The hardest sentence is the first one
There is a cursor blinking on a white screen. There is a working title at the top of the document — something I typed in two days ago and have since stopped looking at because looking at it makes it real. There is an outline I drafted on a piece of paper, half of which I now disagree with. There is a cup of coffee. There is the small, slightly panicked feeling that I should have already written more than zero words by now. The first sentence is supposed to live in there somewhere. It has not arrived.
This was the scene yesterday morning. It is the scene many mornings, if I am being honest. The first sentence is the part of writing that has, after years of doing this for a living, never gotten meaningfully easier.
I do not think this is a personal failing. I think the first sentence is genuinely the hardest one, and the reason is structural. The first sentence is the only sentence in the whole piece that has to do something nearly impossible: it has to invent a tone, a frame, an angle, and a promise about what is to come, all before there is anything else on the page for it to compare itself to. Every sentence after the first one is at least responding to something. The first one is responding to a void.
Yesterday, the first sentence took me twenty minutes to produce. I wrote four different versions, deleted all of them, walked around the kitchen, made a second coffee, came back, wrote one I disliked but committed to, and then watched the rest of the article come together over the next two hours. The ratio felt absurd in the moment. Twenty minutes for one sentence, then two hours for the rest of the piece. But that ratio, as far as I can tell, is often just the deal.

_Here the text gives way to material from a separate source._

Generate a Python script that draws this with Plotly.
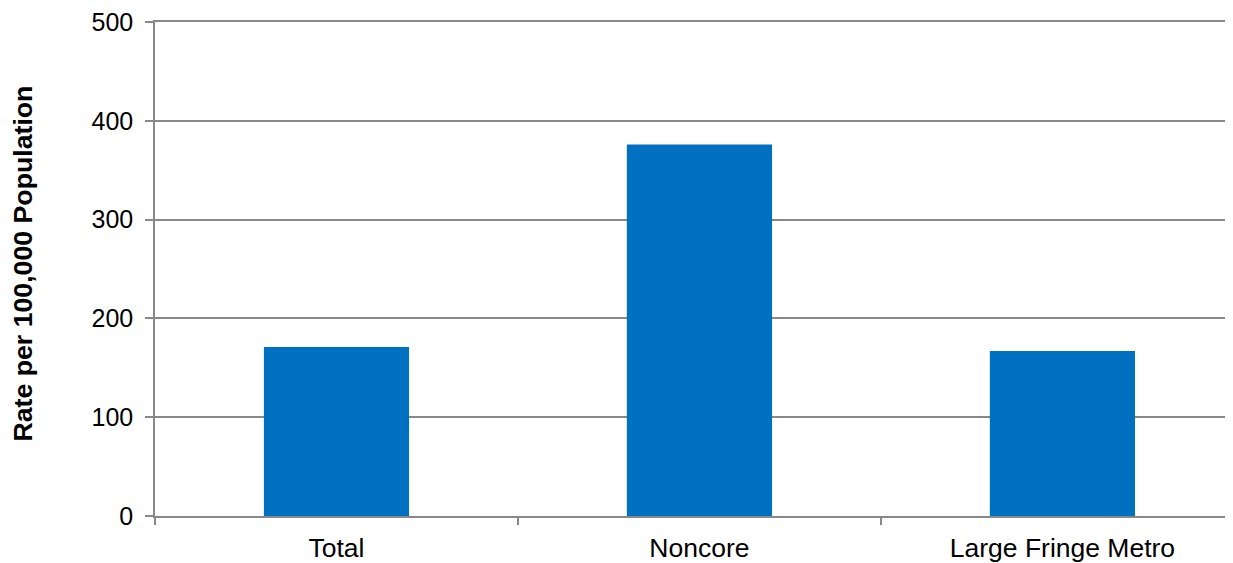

The thing nobody told me when I started writing is that the first sentence is also the only part of the piece where the writer is fully alone. Every other sentence has the protection of the sentences around it. If the third sentence is mediocre, you can fix it on the second pass — context will tell you how to. The first sentence has no such backup. It is exposed in both directions. You feel exposed writing it, and the reader will feel exposed reading it, and there is almost nothing the writer can do to soften that on either side.
What I have noticed, over time, is that the moment the first sentence finally lands, almost everything else begins to find its place. The voice settles. The rhythm shows up. The argument announces what it actually wants to be. Sentences I had been struggling to plan now arrive on the page in roughly the order they were always going to arrive in. The work that felt impossible at 9am feels routine by 11am, and the only thing that changed between those two states is that one sentence got written.
This makes me suspicious of the cleaner version of writing advice. The version that says you should sit down with a clear plan, write through it efficiently, and finish to schedule. That version assumes the first sentence is one of many. In my experience it is not. It is the gate. The gate is closed until the gate opens, and most of writing is the work of waiting at the gate with enough patience and stubbornness to still be there when it finally lets you through.
The other lesson is more useful than the structural one. The first sentence, when it finally arrives, does not have to be good. Most of the first sentences I have written that survived to publication were not the ones that sounded most clever in isolation. They were the ones that pointed at the actual subject of the piece in the simplest available way. The flashy openings I love writing are almost always the ones I have to cut on the second pass, because they were performing a version of the article that the article itself did not turn out to be.
What I have started to do, more often than I used to, is permit the first sentence to be a placeholder. Not a sketch. Not a clever stand-in. A genuine “this is roughly what the piece is about” sentence, written for nobody but me, with the explicit understanding that I will rewrite it later if a better one arrives. That permission alone seems to clear about half of the friction. The blank screen is much harder to face than the screen with even a bad sentence on it.
The other half of the friction is just time. Some pieces of writing have a first sentence that arrives in two minutes. Others have one that takes two hours. There is no detectable correlation between how long the first sentence takes and how well the rest of the article comes out. The duration of the wait is not a measurement of the quality of the work to come. It is just how long the wait is for that particular piece.
If you are someone who writes — for a living, for fun, for the company newsletter, for a book that has been sitting on your desk for a year — the version of this that might be useful to hear is the one I keep telling myself. The first sentence is not stuck because you are not good enough. It is stuck because the first sentence is the hardest sentence. The mathematics of having nothing to respond to is genuinely difficult, and no amount of skill removes it entirely. The writers I admire do not get easier first sentences than I do. They have just made some kind of peace with the gate, and the wait, and the unromantic version of starting that comes after.
I had to write a first sentence to begin this piece. Luckily, it took just a few minutes and three drafts. The rest of the writing happened in roughly the time it took to drink a coffee. That ratio is the deal. I do not love it. I am, after a long time of doing this, quietly grateful that the gate keeps opening, even when it takes a while.